Gretzky NHL 2006 Review
One thing that Gretzky NHL doesn't skimp on is game modes. There are single games, franchise, practice, a full online support, and Wayne Vs. Wayne mode. A full AHL license has been included in the game, so if your dream has been to take your local AHL team (Go Norfolk Admirals!) all the way, you finally get your chance. You can also unlock some jerseys and a few special players by completing challenges during the course of play. The extras aren't particularly inspiring so there's no real incentive to earn points - it just sort of happens.
The regular hockey action found in exhibition or franchise modes isn't totally skewed towards the arcade experience, but it's still not what purists would consider a simulation. There are plenty of goals and tons of big hits, so in short, lots of action. The controls are simple, and they feel more responsive this year. Dekes can be performed via a button press or by using the right analog stick, which is a good way to please fans of either scheme. There's only one button to shoot, and the longer you hold it, the harder your shot will be. Having one button for slapshots, and another for wristers would allow more control, but since the game seems to go for simplicity in most cases, this control scheme doesn't work out too bad. Passing is very unbalanced, as the computer can pass at will at astonishing speeds, while the best you can hope for is to string together two or three passes without turning it over. Using icon-based passing helps alleviate this problem somewhat, but a little more balance would have been better.

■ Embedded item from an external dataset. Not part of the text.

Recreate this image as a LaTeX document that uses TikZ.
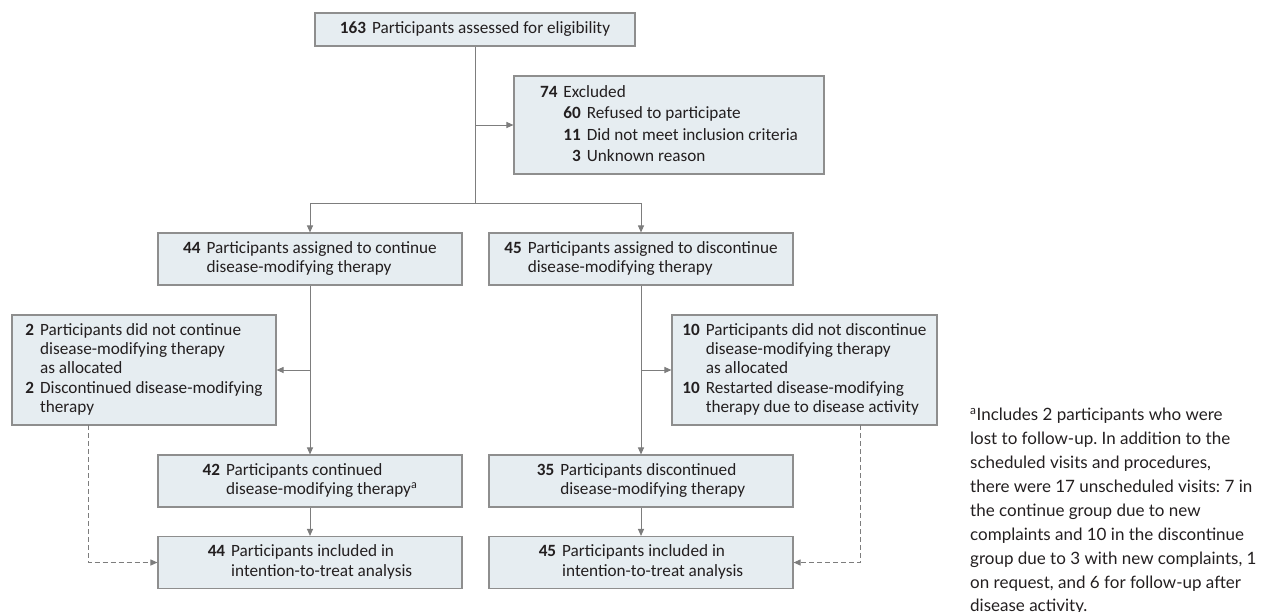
\documentclass[tikz,border=0pt]{standalone}
\usepackage{fontspec}
\setmainfont{Carlito}
\newfontfamily\notefont{Lato}
\usetikzlibrary{arrows.meta}
\frenchspacing
\definecolor{boxfill}{HTML}{E6EDF1}
\definecolor{boxline}{HTML}{8E8E8E}
\definecolor{arrcol}{HTML}{7D7D7D}
\definecolor{txtcol}{HTML}{231F20}
\newcommand{\nbox}[1]{\begin{tabular}{@{}r@{\hspace{6pt}}l@{}}#1\end{tabular}}
\begin{document}
\begin{tikzpicture}[x=1pt,y=-1pt,
  fbox/.style={draw=boxline, fill=boxfill, line width=1.1pt, inner sep=0pt,
    text=txtcol, font=\fontsize{17.2}{19.3}\selectfont},
  conn/.style={draw=arrcol, line width=1pt, -{Triangle[length=7pt,width=6pt]}},
  plainline/.style={draw=arrcol, line width=1pt},
  dconn/.style={conn, dash pattern=on 5pt off 3pt}]
\useasboundingbox (0,0) rectangle (1265,611);

\node[fbox, minimum width=320pt, minimum height=33pt] (elig) at (475,29.5)
  {\textbf{163}\hspace{6pt}Participants assessed for eligibility};

\node[fbox, minimum width=310pt, minimum height=98pt, font=\fontsize{17.2}{21.5}\selectfont] (excl) at (669,125)
  {\begin{tabular}{@{}r@{\hspace{6pt}}r@{\hspace{6pt}}l@{}}
   \textbf{74} & \multicolumn{2}{@{}l@{}}{Excluded}\\
   & \textbf{60} & Refused to participate\\
   & \textbf{11} & Did not meet inclusion criteria\\
   & \textbf{3} & Unknown reason
   \end{tabular}};

\node[fbox, minimum width=304pt, minimum height=52pt] (a44) at (310,259)
  {\nbox{\textbf{44} & Participants assigned to continue\\ & disease-modifying therapy}};
\node[fbox, minimum width=304pt, minimum height=52pt] (a45) at (641,259)
  {\nbox{\textbf{45} & Participants assigned to discontinue\\ & disease-modifying therapy}};

\node[fbox, minimum width=264pt, minimum height=110pt] (d2) at (144,370)
  {\nbox{\textbf{2} & Participants did not continue\\ & disease-modifying therapy\\ & as allocated\\
   \textbf{2} & Discontinued disease-modifying\\ & therapy}};
\node[fbox, minimum width=265pt, minimum height=110pt] (d10) at (804.5,370)
  {\nbox{\textbf{10} & Participants did not discontinue\\ & disease-modifying therapy\\ & as allocated\\
   \textbf{10} & Restarted disease-modifying\\ & therapy due to disease activity}};

\node[fbox, minimum width=304pt, minimum height=52pt] (c42) at (310,481)
  {\nbox{\textbf{42} & Participants continued\\ & disease-modifying therapy\textsuperscript{a}}};
\node[fbox, minimum width=304pt, minimum height=52pt] (c35) at (641,481)
  {\nbox{\textbf{35} & Participants discontinued\\ & disease-modifying therapy}};

\node[fbox, minimum width=304pt, minimum height=52pt] (itt44) at (310,562.5)
  {\nbox{\textbf{44} & Participants included in\\ & intention-to-treat analysis}};
\node[fbox, minimum width=304pt, minimum height=52pt] (itt45) at (641,562.5)
  {\nbox{\textbf{45} & Participants included in\\ & intention-to-treat analysis}};

\node[anchor=north west, inner sep=0pt, align=left, text=txtcol,
      font=\notefont\fontsize{17}{23.9}\selectfont] (note) at (970,408)
  {\textsuperscript{a}Includes 2 participants who were\\
   lost to follow-up. In addition to the\\
   scheduled visits and procedures,\\
   there were 17 unscheduled visits: 7 in\\
   the continue group due to new\\
   complaints and 10 in the discontinue\\
   group due to 3 with new complaints, 1\\
   on request, and 6 for follow-up after\\
   disease activity.};

\coordinate (split) at (475,203);
\coordinate (dlt) at (88,425);
\coordinate (drt) at (860,425);

\draw[plainline] (elig.south) -- (split);
\draw[conn] (elig.south |- excl.west) -- (excl.west);
\draw[conn] (split) -| (a44.north);
\draw[conn] (split) -| (a45.north);
\draw[conn] (a44.south) -- (c42.north);
\draw[conn] (a45.south) -- (c35.north);
\draw[conn] (a44.south |- d2.east) -- (d2.east);
\draw[conn] (a45.south |- d10.west) -- (d10.west);
\draw[conn] (c42.south) -- (itt44.north);
\draw[conn] (c35.south) -- (itt45.north);
\draw[dconn] (dlt) |- (itt44.west);
\draw[dconn] (drt) |- (itt45.east);
\end{tikzpicture}
\end{document}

The franchise mode is improved over last year's, but it's still not incredibly deep. In general, it's a decent franchise offering that will please casual fans. Since the game features the full AHL license, you have control over your team's farm system, which is a nice addition. The default rosters are extremely out of date, and while they can be updated via a free download, not everyone has this ability. For some reason there's no salary cap, so if you're so inclined you can sign players off the free agent market for as much as you want with no repercussions. Team chemistry has been implemented this year, meaning completing passes and scoring goals will elevate the play of that particular line. It's an effective way of encouraging you to not just take the puck up ice alone every time, and a feature worth expanding upon next year.
In what one can only assume is a way to get some more mileage out of having a retired player as a spokesman, you can know unlock "99" time, where Gretzky himself comes out on the ice as a sixth skater. The action in this mode is faster than normal, and plays more like NHL Hitz than a sim. Whether or not this is a good thing or a bad thing is totally up to you. The thinking behind Wayne Vs. Wayne mode is solid - pass the puck, involve your teammates, and play good defense to fill a meter that gives you a boost when it's full. It's just bizarre that said "boost" is a retired 44 year-old player that now coaches. It would have been just as effective to have the existing players' skills enhanced, and it would have fit in with the flow of the game better as well. The giant meters at the bottom of the screen, combined with the size of the score overlay up top actually cause quite a significant portion of the ice to be obscured. It's also very distracting to watch your points and combos flashed in the middle of the screen, and going in and out of "99 time" causes all of the action to be obscured for several seconds.
Sony always does a nice job with their online play. There are tons of features, it's easy to connect, and things generally seem to run smoothly. The one issue they have is a big one; nobody plays their games online. It's a struggle to find a match, much less a good one, because so few people play.
Gretzky's visuals aren't bad, but there's not one thing that it does better than the competition. Player models are decent, and there are a fair amount of animations all around, but the players all look like they are running instead of skating. It's one of those things you've got to see in motion to really understand, but trust me, at times it looks more like street hockey than ice hockey. The arenas are pretty standard looking, as is the crowd, which is mostly comprised of 3D models who will stand, clap, and cheer throughout the game. There aren't too many cut-scenes or replays, which is actually a good thing, since after a few games, most people tend to skip right over them anyways. Sony has just opted to cut-out the middle man on this one.
The framerate is a little bit choppy, depending on which camera you opt to play from. None of the camera angles are perfect, as there's always an issue like being close to the action, cutting off too much of the top or bottom of the screen, or killing the framerate. On a side note, the motion blur during Wayne Vs. Wayne has got to go - it's terrible. Nobody wants to play their sports games with motion blur.
Like the graphics, Gretzky's audio is pretty standard. Mike Emrick and Darren Pang do a competent job calling the action, but that's about it. They offer almost no insight into why things are happening, and they surely won't ever surprise you with an intelligent point or funny story. The sound effects get the job done - nothing more or nothing less.
Gretzky NHL 06 isn't a bad game, but it's hard to figure out what the point was. It's not much different than last year, it's $10 more than EA's NHL 06, $20 more than NHL 2K6, and both of those games offer superior gameplay and presentation. There's simply no reason to recommend it from either a gameplay or price perspective.